### Aim
Set down exactly the lines in the records below that run from the line with "Clone this diagram in TikZ." to the line with "(Mright) at (334,301);", inclusive, and nothing more.

### Input
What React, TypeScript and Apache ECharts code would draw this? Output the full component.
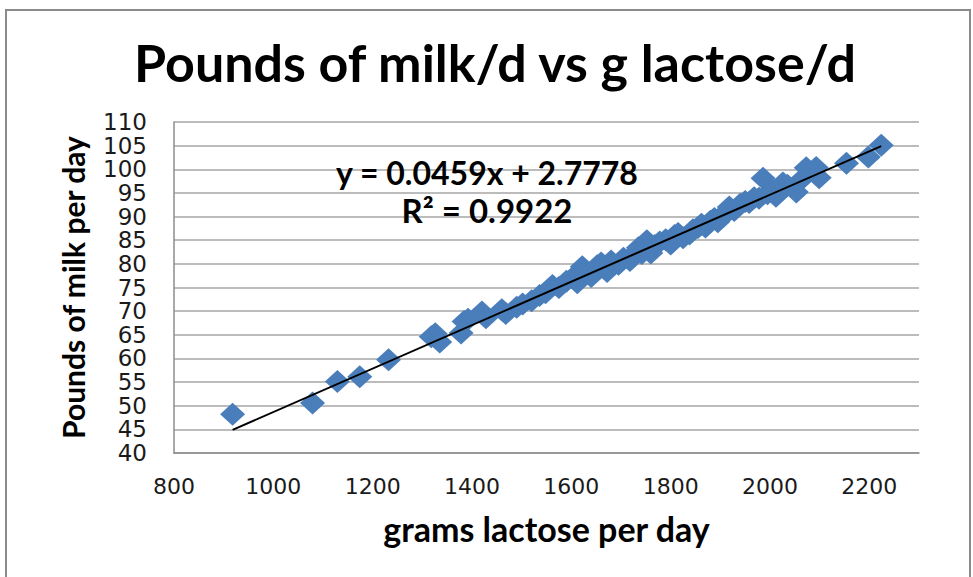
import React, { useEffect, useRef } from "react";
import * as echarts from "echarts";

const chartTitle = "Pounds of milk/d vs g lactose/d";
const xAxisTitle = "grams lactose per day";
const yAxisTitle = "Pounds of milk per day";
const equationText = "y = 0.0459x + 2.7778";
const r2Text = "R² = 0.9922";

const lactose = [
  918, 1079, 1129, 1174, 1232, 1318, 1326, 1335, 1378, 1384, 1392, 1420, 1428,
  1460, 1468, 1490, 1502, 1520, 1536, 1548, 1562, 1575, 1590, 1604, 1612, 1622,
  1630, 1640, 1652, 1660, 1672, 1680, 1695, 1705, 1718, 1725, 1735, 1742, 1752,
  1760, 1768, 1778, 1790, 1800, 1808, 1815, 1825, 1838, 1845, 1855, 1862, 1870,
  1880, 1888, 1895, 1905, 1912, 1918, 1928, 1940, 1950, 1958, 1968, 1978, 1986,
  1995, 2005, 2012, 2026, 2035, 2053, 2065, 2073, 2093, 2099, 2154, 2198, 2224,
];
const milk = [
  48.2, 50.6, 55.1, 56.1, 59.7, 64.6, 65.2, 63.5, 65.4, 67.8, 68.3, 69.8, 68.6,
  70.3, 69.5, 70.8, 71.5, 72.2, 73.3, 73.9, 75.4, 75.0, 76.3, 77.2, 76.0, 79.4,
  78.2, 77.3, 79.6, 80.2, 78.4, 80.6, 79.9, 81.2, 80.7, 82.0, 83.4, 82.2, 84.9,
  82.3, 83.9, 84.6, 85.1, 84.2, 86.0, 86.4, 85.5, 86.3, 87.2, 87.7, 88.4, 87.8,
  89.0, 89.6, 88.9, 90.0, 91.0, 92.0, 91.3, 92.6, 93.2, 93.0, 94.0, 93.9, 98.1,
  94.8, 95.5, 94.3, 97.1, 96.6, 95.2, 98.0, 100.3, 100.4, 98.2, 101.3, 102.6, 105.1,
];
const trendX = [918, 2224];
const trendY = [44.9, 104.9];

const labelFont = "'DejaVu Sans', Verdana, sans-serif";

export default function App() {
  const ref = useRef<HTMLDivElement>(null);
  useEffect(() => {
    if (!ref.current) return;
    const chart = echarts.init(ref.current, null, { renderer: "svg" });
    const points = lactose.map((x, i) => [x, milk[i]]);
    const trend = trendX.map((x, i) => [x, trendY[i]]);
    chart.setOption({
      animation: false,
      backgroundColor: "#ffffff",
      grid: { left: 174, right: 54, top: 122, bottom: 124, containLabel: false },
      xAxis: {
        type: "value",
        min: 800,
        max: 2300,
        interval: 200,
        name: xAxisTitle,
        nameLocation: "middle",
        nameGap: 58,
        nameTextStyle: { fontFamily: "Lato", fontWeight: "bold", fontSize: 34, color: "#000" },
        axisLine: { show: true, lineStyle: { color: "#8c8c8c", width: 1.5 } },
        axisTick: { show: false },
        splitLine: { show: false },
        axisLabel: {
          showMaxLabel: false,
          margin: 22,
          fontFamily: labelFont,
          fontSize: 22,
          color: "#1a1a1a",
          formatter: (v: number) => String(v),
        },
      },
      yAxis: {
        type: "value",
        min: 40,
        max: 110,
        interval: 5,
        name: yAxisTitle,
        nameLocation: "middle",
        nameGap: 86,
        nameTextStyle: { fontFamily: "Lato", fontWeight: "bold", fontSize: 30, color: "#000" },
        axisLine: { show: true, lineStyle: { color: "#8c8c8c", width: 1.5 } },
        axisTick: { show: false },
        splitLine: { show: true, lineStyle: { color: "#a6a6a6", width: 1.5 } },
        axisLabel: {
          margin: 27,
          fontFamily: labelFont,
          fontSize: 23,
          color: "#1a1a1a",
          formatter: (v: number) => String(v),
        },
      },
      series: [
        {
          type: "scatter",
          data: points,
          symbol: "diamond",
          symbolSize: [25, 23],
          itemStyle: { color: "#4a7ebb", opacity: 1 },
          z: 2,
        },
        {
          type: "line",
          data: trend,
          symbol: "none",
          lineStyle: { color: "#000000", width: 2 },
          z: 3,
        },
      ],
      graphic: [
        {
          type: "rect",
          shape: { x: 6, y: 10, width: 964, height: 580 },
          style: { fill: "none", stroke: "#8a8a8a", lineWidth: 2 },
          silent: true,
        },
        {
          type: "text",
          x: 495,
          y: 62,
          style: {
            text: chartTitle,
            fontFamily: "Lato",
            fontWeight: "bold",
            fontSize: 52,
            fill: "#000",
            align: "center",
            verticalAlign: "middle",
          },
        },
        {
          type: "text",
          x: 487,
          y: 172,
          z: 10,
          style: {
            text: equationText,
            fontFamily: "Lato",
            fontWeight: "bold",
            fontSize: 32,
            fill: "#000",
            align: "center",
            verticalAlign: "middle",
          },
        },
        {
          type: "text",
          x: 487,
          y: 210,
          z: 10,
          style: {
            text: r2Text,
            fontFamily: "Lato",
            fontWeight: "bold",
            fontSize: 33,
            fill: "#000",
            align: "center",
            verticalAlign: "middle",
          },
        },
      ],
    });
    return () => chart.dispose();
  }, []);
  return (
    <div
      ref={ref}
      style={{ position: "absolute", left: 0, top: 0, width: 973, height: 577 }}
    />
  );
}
---
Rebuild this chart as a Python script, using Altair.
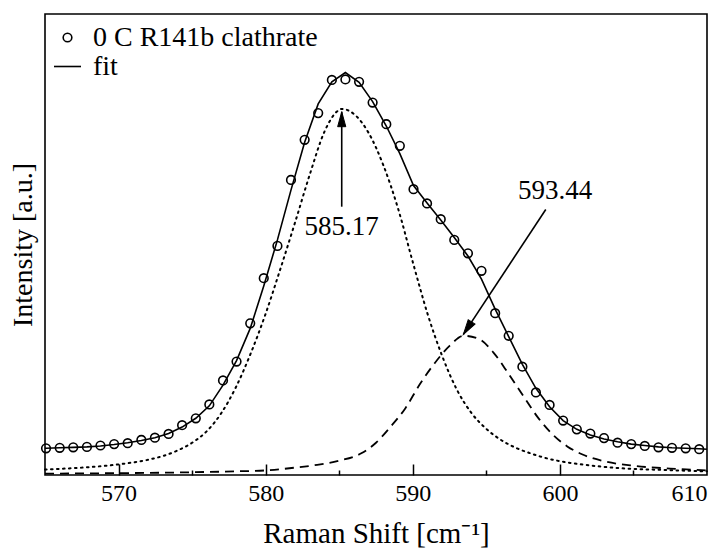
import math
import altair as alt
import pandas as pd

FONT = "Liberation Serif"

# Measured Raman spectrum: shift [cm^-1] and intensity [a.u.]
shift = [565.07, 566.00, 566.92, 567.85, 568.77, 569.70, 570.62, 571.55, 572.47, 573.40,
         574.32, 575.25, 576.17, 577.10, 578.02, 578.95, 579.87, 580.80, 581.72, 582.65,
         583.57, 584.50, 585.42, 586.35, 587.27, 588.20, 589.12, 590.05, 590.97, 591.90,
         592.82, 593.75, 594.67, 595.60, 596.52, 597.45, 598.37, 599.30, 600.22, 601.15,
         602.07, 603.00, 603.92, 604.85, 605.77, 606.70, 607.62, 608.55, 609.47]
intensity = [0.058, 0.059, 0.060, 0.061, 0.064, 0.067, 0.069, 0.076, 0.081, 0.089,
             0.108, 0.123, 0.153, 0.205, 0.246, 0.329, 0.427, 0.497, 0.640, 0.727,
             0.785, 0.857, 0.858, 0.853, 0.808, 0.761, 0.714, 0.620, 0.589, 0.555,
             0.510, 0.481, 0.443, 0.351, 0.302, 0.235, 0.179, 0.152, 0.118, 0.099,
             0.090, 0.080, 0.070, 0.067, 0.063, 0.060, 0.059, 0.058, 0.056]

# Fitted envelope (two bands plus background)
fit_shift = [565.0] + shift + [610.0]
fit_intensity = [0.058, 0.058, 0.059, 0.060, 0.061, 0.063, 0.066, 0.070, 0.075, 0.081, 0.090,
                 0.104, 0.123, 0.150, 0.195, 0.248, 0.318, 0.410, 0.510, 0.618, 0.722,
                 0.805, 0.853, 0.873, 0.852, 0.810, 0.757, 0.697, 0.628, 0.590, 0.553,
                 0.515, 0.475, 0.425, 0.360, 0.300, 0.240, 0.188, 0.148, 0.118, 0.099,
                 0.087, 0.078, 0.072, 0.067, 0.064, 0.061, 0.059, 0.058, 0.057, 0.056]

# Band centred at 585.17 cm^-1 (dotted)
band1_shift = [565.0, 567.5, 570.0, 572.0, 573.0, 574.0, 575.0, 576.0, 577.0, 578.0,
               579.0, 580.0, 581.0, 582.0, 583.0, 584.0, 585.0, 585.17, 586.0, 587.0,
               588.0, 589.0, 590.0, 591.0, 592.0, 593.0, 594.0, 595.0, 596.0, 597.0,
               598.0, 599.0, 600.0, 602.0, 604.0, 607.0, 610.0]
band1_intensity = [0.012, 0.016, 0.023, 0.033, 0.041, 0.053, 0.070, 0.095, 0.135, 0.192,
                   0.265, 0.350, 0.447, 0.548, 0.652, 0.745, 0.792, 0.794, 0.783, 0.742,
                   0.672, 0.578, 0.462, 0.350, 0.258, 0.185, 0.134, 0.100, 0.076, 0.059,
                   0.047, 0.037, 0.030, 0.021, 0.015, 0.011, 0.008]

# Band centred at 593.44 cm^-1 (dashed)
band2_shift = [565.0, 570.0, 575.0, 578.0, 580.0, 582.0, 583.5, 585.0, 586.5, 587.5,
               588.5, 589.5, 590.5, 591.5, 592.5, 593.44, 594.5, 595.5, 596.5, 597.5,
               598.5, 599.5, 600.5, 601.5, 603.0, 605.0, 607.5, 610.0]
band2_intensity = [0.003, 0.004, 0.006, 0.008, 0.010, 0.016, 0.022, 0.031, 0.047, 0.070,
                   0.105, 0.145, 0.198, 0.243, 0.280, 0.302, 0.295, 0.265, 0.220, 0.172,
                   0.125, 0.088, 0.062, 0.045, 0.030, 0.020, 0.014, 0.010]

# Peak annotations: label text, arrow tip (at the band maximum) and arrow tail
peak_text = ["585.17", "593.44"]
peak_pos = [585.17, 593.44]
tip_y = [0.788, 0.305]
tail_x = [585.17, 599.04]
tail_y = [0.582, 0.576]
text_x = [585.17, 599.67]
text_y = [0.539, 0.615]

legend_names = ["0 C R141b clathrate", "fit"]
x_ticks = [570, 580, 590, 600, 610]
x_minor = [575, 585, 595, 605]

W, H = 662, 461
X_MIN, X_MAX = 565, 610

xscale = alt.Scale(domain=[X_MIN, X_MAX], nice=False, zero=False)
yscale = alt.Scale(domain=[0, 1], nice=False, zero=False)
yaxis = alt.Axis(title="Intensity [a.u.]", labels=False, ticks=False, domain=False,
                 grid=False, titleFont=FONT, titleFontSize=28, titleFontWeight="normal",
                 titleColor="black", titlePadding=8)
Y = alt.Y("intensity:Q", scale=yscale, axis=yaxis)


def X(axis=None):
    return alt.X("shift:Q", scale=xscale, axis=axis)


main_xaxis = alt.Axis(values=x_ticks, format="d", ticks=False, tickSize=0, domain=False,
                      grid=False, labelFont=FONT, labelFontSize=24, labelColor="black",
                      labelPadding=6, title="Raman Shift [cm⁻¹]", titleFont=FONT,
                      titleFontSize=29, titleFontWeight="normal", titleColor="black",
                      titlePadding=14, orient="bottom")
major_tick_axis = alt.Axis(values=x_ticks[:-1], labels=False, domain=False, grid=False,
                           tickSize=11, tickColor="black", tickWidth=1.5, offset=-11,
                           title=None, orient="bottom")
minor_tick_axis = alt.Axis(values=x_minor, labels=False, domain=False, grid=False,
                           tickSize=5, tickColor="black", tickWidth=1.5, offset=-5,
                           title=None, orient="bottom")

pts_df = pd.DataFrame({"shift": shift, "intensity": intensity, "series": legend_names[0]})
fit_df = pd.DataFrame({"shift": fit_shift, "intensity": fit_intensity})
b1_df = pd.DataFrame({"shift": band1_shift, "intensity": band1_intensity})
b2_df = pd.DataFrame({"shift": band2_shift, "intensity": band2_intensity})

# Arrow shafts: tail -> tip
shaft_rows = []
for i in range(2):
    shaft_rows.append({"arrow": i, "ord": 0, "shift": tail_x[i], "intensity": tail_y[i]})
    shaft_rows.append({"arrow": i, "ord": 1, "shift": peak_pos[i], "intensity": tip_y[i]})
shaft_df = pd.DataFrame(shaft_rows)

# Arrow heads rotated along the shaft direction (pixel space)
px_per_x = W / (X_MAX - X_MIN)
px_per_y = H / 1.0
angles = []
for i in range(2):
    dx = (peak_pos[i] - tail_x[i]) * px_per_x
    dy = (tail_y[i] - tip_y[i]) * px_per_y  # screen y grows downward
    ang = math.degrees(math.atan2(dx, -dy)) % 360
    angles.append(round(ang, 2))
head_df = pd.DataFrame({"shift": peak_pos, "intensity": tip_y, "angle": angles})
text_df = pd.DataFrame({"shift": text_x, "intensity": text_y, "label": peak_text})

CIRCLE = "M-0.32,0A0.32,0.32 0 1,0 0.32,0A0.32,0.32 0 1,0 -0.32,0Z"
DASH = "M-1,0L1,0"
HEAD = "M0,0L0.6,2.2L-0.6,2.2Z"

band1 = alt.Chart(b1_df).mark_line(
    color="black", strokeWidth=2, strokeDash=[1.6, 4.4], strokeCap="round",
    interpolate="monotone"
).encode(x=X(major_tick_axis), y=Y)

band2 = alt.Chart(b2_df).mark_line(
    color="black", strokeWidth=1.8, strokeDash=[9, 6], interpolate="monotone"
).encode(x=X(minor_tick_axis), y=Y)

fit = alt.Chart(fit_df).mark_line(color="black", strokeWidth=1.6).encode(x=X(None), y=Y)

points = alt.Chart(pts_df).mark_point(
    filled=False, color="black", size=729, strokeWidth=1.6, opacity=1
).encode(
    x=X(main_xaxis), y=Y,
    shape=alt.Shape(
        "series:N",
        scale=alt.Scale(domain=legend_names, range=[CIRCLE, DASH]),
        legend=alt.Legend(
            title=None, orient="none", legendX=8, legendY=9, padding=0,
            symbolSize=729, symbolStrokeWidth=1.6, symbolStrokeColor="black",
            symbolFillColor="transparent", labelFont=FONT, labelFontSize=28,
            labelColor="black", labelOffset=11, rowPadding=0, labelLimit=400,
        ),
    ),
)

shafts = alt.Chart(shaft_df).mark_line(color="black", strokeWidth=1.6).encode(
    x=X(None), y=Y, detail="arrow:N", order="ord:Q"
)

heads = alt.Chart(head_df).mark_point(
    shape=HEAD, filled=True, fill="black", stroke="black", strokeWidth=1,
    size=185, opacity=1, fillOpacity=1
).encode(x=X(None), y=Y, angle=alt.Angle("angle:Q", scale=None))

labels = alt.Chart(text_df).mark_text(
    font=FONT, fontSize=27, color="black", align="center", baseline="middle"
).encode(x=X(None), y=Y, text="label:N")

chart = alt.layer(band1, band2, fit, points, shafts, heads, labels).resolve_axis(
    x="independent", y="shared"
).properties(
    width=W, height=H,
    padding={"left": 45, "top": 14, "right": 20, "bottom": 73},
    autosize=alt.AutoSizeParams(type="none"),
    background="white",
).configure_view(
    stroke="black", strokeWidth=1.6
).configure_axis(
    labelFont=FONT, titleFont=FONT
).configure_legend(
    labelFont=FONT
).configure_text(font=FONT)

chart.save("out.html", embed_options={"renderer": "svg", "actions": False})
--
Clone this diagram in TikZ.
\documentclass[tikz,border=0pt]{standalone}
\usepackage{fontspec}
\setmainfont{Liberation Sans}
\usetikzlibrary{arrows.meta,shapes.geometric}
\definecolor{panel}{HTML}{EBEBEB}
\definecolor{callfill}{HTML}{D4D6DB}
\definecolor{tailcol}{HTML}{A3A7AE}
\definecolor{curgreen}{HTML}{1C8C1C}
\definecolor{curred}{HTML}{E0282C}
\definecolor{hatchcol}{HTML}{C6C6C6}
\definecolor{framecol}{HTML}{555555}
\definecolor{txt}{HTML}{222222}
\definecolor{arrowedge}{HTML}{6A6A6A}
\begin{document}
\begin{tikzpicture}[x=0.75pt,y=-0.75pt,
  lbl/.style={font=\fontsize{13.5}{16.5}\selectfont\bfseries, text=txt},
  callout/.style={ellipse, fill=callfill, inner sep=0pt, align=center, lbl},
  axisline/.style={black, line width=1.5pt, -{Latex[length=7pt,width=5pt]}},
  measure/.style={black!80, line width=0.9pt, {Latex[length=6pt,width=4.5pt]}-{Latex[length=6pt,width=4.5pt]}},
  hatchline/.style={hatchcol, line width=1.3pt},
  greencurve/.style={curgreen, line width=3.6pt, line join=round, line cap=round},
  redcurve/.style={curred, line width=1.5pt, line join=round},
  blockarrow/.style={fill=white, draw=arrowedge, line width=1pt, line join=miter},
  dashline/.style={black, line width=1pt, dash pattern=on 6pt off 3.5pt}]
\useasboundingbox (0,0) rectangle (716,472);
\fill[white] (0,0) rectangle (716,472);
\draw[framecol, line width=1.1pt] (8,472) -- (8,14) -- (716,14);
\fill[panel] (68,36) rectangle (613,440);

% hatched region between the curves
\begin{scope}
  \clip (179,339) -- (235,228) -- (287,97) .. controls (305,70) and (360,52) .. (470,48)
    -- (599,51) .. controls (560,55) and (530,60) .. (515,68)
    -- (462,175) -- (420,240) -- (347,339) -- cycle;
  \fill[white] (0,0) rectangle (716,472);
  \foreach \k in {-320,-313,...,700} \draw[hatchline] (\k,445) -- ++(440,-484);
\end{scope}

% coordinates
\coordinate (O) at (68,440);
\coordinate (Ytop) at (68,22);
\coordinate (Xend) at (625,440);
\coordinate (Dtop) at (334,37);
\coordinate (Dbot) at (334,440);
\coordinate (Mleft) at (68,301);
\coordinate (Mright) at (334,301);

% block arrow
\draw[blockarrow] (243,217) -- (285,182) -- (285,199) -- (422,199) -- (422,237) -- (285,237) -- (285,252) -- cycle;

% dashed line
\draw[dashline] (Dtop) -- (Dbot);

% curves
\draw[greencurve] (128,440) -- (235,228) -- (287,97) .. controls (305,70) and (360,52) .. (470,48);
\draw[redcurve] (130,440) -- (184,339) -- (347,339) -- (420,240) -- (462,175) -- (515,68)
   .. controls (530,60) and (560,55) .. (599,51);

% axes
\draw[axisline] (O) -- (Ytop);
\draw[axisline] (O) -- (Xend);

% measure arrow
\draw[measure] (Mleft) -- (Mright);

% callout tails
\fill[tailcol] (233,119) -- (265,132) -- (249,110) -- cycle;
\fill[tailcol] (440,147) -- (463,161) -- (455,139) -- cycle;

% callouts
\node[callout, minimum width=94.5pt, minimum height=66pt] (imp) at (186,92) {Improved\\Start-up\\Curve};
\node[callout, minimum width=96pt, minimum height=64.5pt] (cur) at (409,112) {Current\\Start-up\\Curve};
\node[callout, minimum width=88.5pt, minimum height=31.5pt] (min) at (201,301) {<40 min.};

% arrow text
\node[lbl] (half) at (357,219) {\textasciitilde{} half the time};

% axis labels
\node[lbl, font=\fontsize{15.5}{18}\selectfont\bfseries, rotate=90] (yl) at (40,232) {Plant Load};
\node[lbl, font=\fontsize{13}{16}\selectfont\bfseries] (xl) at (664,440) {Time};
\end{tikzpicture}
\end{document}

### Written answer
Clone this diagram in TikZ.
\documentclass[tikz,border=0pt]{standalone}
\usepackage{fontspec}
\setmainfont{Liberation Sans}
\usetikzlibrary{arrows.meta,shapes.geometric}
\definecolor{panel}{HTML}{EBEBEB}
\definecolor{callfill}{HTML}{D4D6DB}
\definecolor{tailcol}{HTML}{A3A7AE}
\definecolor{curgreen}{HTML}{1C8C1C}
\definecolor{curred}{HTML}{E0282C}
\definecolor{hatchcol}{HTML}{C6C6C6}
\definecolor{framecol}{HTML}{555555}
\definecolor{txt}{HTML}{222222}
\definecolor{arrowedge}{HTML}{6A6A6A}
\begin{document}
\begin{tikzpicture}[x=0.75pt,y=-0.75pt,
  lbl/.style={font=\fontsize{13.5}{16.5}\selectfont\bfseries, text=txt},
  callout/.style={ellipse, fill=callfill, inner sep=0pt, align=center, lbl},
  axisline/.style={black, line width=1.5pt, -{Latex[length=7pt,width=5pt]}},
  measure/.style={black!80, line width=0.9pt, {Latex[length=6pt,width=4.5pt]}-{Latex[length=6pt,width=4.5pt]}},
  hatchline/.style={hatchcol, line width=1.3pt},
  greencurve/.style={curgreen, line width=3.6pt, line join=round, line cap=round},
  redcurve/.style={curred, line width=1.5pt, line join=round},
  blockarrow/.style={fill=white, draw=arrowedge, line width=1pt, line join=miter},
  dashline/.style={black, line width=1pt, dash pattern=on 6pt off 3.5pt}]
\useasboundingbox (0,0) rectangle (716,472);
\fill[white] (0,0) rectangle (716,472);
\draw[framecol, line width=1.1pt] (8,472) -- (8,14) -- (716,14);
\fill[panel] (68,36) rectangle (613,440);

% hatched region between the curves
\begin{scope}
  \clip (179,339) -- (235,228) -- (287,97) .. controls (305,70) and (360,52) .. (470,48)
    -- (599,51) .. controls (560,55) and (530,60) .. (515,68)
    -- (462,175) -- (420,240) -- (347,339) -- cycle;
  \fill[white] (0,0) rectangle (716,472);
  \foreach \k in {-320,-313,...,700} \draw[hatchline] (\k,445) -- ++(440,-484);
\end{scope}

% coordinates
\coordinate (O) at (68,440);
\coordinate (Ytop) at (68,22);
\coordinate (Xend) at (625,440);
\coordinate (Dtop) at (334,37);
\coordinate (Dbot) at (334,440);
\coordinate (Mleft) at (68,301);
\coordinate (Mright) at (334,301);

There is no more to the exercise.